--- Task ---
Pick out each line below containing "draw".
---
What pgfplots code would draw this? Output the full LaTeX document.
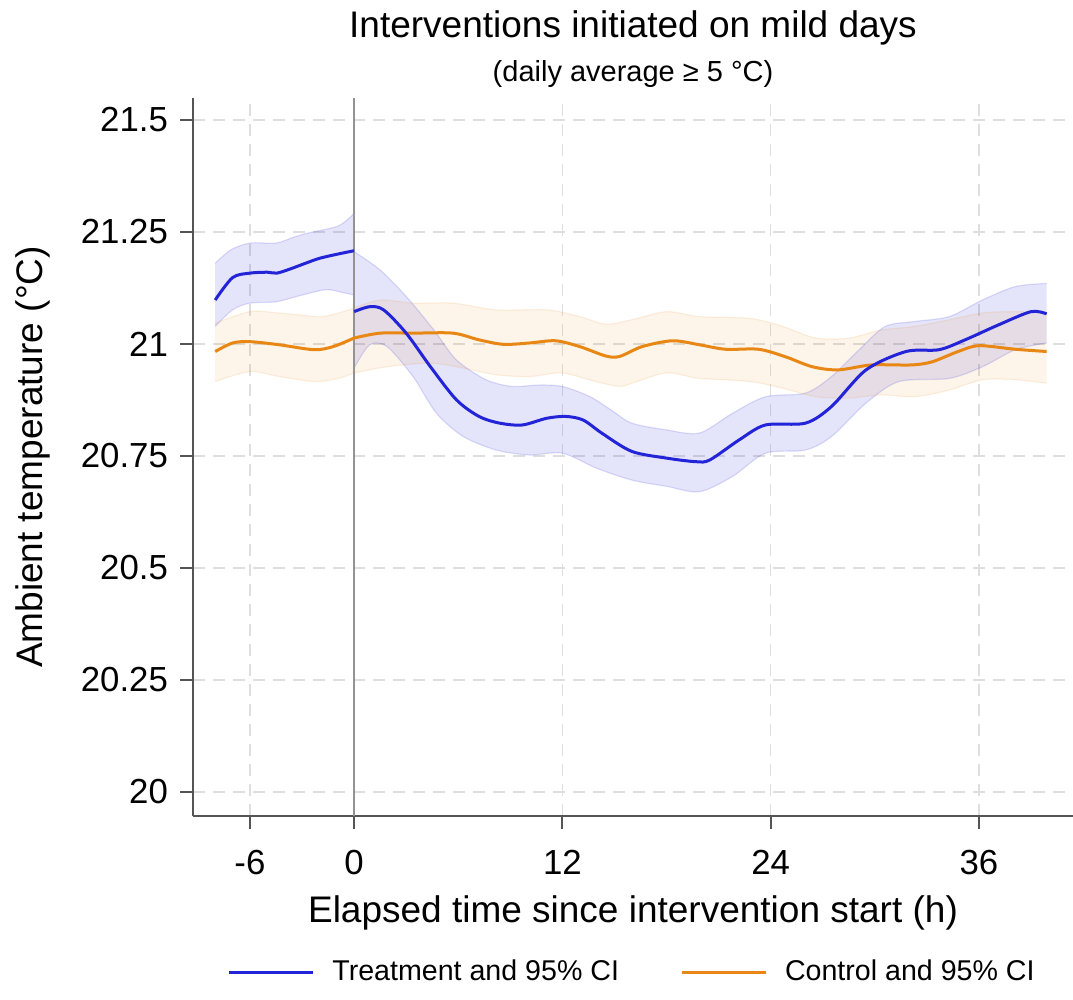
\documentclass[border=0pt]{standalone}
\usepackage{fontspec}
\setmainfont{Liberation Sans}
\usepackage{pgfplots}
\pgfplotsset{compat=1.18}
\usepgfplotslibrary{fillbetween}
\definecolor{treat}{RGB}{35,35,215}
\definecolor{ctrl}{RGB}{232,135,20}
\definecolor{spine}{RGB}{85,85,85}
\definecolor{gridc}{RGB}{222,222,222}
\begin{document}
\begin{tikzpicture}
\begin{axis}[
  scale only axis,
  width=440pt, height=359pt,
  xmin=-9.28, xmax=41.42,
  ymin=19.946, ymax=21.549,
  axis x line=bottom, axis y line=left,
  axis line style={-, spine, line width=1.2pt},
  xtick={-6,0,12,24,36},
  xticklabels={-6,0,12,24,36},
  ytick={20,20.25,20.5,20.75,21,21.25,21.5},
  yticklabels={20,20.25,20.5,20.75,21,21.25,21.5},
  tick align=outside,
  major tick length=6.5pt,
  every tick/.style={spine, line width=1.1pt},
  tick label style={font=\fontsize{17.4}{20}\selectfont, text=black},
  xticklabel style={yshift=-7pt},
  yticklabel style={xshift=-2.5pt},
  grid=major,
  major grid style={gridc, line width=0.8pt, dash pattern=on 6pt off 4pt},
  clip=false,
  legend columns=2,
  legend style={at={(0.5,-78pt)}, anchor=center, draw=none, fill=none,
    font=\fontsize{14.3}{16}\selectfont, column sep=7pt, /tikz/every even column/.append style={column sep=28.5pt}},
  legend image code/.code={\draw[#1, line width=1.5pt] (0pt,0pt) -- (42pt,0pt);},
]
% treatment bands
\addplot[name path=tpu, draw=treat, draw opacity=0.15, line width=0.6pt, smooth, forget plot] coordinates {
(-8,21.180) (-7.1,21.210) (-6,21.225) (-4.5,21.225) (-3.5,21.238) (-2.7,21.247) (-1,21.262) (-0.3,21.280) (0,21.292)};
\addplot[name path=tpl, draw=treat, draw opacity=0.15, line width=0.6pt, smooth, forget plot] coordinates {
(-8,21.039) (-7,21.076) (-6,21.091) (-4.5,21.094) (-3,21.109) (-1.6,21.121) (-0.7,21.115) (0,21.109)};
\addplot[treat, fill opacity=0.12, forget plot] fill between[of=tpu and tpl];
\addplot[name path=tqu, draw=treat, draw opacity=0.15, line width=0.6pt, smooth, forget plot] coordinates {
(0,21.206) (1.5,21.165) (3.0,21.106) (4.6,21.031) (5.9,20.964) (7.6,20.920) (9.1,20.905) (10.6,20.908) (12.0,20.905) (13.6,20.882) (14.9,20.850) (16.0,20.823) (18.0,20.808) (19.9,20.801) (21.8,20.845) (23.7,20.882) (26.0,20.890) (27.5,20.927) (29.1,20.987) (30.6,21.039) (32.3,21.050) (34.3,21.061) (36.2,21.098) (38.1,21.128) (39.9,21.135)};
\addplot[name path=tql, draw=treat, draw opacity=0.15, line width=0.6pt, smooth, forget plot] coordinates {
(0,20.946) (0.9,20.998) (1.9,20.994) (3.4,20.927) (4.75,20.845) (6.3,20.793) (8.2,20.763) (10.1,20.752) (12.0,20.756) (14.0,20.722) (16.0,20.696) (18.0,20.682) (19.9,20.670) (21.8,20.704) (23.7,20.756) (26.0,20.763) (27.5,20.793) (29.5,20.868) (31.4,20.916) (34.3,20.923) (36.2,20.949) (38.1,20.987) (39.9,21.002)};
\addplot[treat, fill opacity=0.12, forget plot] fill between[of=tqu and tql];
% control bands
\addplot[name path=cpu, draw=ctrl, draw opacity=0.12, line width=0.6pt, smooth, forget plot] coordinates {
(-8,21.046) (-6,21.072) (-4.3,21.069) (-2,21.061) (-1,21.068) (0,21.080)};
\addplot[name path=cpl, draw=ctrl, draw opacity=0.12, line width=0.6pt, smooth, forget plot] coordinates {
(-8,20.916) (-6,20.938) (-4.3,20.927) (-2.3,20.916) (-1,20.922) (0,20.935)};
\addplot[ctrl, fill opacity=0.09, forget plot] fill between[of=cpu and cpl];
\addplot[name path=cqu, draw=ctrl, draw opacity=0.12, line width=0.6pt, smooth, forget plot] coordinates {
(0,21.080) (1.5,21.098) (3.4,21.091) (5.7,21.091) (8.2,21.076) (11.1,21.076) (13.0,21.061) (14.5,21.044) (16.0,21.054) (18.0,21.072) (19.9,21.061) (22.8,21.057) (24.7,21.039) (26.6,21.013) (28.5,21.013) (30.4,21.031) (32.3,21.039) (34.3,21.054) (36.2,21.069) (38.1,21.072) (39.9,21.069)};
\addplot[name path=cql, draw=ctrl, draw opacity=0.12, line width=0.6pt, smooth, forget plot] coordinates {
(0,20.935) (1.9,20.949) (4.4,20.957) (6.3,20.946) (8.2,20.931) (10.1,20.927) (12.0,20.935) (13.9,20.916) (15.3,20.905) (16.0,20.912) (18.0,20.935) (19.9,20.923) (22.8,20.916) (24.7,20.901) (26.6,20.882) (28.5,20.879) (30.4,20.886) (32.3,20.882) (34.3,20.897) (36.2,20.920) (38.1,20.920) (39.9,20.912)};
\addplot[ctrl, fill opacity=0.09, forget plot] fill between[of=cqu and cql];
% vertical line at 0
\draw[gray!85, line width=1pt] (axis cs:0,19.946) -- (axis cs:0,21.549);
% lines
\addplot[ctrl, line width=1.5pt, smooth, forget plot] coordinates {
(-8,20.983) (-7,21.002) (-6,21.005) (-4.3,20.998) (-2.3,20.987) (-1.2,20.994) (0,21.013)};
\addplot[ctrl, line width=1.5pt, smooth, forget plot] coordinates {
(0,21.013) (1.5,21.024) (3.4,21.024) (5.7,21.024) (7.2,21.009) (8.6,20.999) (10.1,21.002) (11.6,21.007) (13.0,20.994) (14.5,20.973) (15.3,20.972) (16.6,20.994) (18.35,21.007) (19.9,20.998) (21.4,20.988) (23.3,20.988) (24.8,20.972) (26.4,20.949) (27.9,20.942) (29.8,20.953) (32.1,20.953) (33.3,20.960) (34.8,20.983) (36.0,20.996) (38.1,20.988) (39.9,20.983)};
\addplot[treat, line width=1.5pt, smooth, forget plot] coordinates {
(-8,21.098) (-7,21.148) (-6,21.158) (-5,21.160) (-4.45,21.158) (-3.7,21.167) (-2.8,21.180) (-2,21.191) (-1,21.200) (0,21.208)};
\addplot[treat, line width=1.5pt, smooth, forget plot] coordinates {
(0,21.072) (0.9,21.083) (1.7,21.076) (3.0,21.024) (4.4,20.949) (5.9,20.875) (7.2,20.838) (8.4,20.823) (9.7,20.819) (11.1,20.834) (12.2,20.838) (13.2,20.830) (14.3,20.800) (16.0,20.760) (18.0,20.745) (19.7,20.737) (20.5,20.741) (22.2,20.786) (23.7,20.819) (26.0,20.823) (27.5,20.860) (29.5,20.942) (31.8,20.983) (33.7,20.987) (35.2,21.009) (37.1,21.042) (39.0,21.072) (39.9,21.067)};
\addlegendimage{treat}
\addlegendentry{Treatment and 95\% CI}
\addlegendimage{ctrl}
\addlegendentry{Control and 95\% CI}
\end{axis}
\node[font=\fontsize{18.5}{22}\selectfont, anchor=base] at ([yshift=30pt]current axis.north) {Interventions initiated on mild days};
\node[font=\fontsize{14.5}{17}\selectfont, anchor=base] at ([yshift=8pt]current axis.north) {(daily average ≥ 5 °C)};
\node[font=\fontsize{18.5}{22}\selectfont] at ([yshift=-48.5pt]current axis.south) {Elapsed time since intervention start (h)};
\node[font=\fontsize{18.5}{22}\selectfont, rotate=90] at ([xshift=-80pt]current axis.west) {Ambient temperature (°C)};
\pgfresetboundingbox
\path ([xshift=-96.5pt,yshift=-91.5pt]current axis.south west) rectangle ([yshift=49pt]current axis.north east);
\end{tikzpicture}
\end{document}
---
--- In response ---
What pgfplots code would draw this? Output the full LaTeX document.
  legend style={at={(0.5,-78pt)}, anchor=center, draw=none, fill=none,
  legend image code/.code={\draw[#1, line width=1.5pt] (0pt,0pt) -- (42pt,0pt);},
\addplot[name path=tpu, draw=treat, draw opacity=0.15, line width=0.6pt, smooth, forget plot] coordinates {
\addplot[name path=tpl, draw=treat, draw opacity=0.15, line width=0.6pt, smooth, forget plot] coordinates {
\addplot[name path=tqu, draw=treat, draw opacity=0.15, line width=0.6pt, smooth, forget plot] coordinates {
\addplot[name path=tql, draw=treat, draw opacity=0.15, line width=0.6pt, smooth, forget plot] coordinates {
\addplot[name path=cpu, draw=ctrl, draw opacity=0.12, line width=0.6pt, smooth, forget plot] coordinates {
\addplot[name path=cpl, draw=ctrl, draw opacity=0.12, line width=0.6pt, smooth, forget plot] coordinates {
\addplot[name path=cqu, draw=ctrl, draw opacity=0.12, line width=0.6pt, smooth, forget plot] coordinates {
\addplot[name path=cql, draw=ctrl, draw opacity=0.12, line width=0.6pt, smooth, forget plot] coordinates {
\draw[gray!85, line width=1pt] (axis cs:0,19.946) -- (axis cs:0,21.549);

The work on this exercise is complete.